L’Instance permanente sur les questions autochtones a été créée en juillet 2000 ; il s’agit d’un organe consultatif du Conseil économique et social chargé de discuter des questions autochtones liées au développement économique et social, à la culture, à l’environnement, à l’éducation, à la santé et aux droits de l’homme. L’Instance compte 16 membres agissant à titre individuel en qualité d’experts indépendants sur les questions autochtones. Huit des membres sont nommés par les gouvernements et huit par le Président du Conseil économique et social, sur la base d’une vaste consultation avec les groupes autochtones. Mme Mariam Wallet Aboubakrine en assume actuellement la présidence.

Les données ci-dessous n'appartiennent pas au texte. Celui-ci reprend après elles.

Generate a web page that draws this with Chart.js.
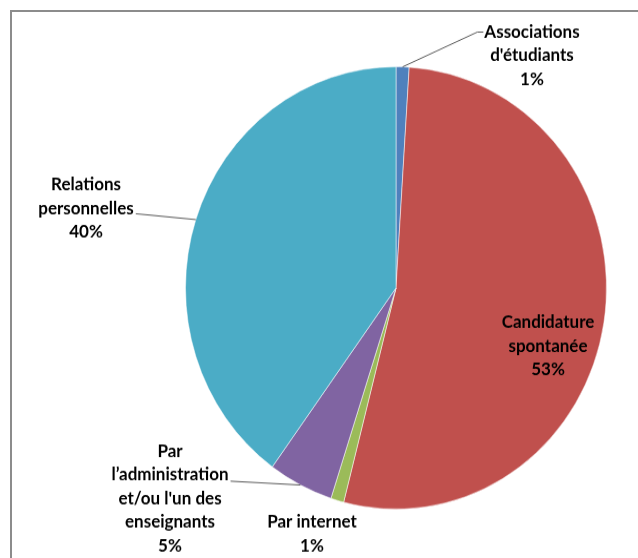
<!DOCTYPE html>
<html>
<head>
<meta charset="utf-8">
<script src="https://cdn.jsdelivr.net/npm/chart.js@4.4.1/dist/chart.umd.min.js"></script>
<style>
  html, body { margin: 0; padding: 0; background: #fff; overflow: hidden; }
  #frame { position: absolute; left: 10px; top: 10px; width: 640px; height: 560px; border: 2px solid #8c8c8c; }
  #wrap { position: absolute; left: 0; top: 0; width: 638px; height: 531px; transform: scaleY(1.0508); transform-origin: 0 0; }
</style>
</head>
<body>
<div id="frame"></div>
<div id="wrap"><canvas id="pie" width="638" height="531"></canvas></div>
<script>
const categories = [
  ["Associations", "d'étudiants"],
  ["Candidature", "spontanée"],
  ["Par internet"],
  ["Par", "l’administration", "et/ou l'un des", "enseignants"],
  ["Relations", "personnelles"]
];
const shares = [1, 53, 1, 5, 40];
const sliceColors = ['#4F81BD', '#C0504D', '#9BBB59', '#8064A2', '#4BACC6'];

const labelFont = 'bold 17px Lato, "Liberation Sans Narrow", sans-serif';

// text block centre (first line) and which line the leader starts from
const labelSpots = [
  { x: 532, y: 30.5, leader: { side: 'left', line: 0 } },
  { x: 548, y: 307, leader: null },
  { x: 312, y: 497, leader: null },
  { x: 170, y: 429.5, leader: { side: 'right', line: 1, dy: 6 } },
  { x: 86, y: 176, leader: { side: 'right', line: 1, dy: 5 } }
];
const lineGap = 22.4;

const pieLabels = {
  id: 'pieLabels',
  afterDatasetsDraw(chart) {
    const ctx = chart.ctx;
    const meta = chart.getDatasetMeta(0);
    const total = shares.reduce((a, b) => a + b, 0);
    ctx.save();
    ctx.font = labelFont;
    ctx.textAlign = 'center';
    ctx.textBaseline = 'middle';
    categories.forEach((lines, i) => {
      const spot = labelSpots[i];
      const all = lines.concat([Math.round(shares[i] / total * 100) + '%']);
      const arc = meta.data[i];
      const mid = (arc.startAngle + arc.endAngle) / 2;
      const ex = arc.x + Math.cos(mid) * arc.outerRadius;
      const ey = arc.y + Math.sin(mid) * arc.outerRadius;

      if (spot.leader) {
        const ld = spot.leader;
        const w = ctx.measureText(all[ld.line]).width;
        const ly = spot.y + ld.line * lineGap + (ld.dy || 0);
        ctx.strokeStyle = '#5a5a5a';
        ctx.lineWidth = 1;
        ctx.beginPath();
        if (ld.side === 'left') {
          const lx = spot.x - w / 2 - 1;
          ctx.moveTo(lx, ly);
          ctx.lineTo(lx - 6, ly);
        } else {
          const lx = spot.x + w / 2 + 2;
          ctx.moveTo(lx, ly);
        }
        ctx.lineTo(ex, ey);
        ctx.stroke();
      }

      ctx.fillStyle = '#000';
      all.forEach((t, k) => ctx.fillText(t, spot.x, spot.y + k * lineGap));
    });
    ctx.restore();
  }
};

new Chart(document.getElementById('pie'), {
  type: 'pie',
  data: {
    labels: categories,
    datasets: [{
      data: shares,
      backgroundColor: sliceColors,
      borderColor: 'rgba(255,255,255,0.5)',
      borderWidth: 1
    }]
  },
  options: {
    responsive: false,
    animation: false,
    layout: { padding: { left: 185, right: 31, top: 63, bottom: 46 } },
    plugins: {
      legend: { display: false },
      tooltip: { enabled: false }
    }
  },
  plugins: [pieLabels]
});
</script>
</body>
</html>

Le Mécanisme d’experts sur les droits des peuples autochtones a été créé en 2007 par le Conseil des droits de l’homme en tant qu’organe subsidiaire du Conseil. Il a pour mandat de fournir au Conseil une expertise et des avis consultatifs sur les droits des peuples autochtones énoncés dans la Déclaration des Nations Unies sur les droits des peuples autochtones et d’aider les États Membres, s’ils en font la demande, à atteindre les finalités de la Déclaration par le biais de la promotion, la protection et la réalisation des droits des peuples autochtones. Il compte sept experts indépendants exerçant leurs fonctions à titre personnel et est actuellement présidé par Albert K. Barume.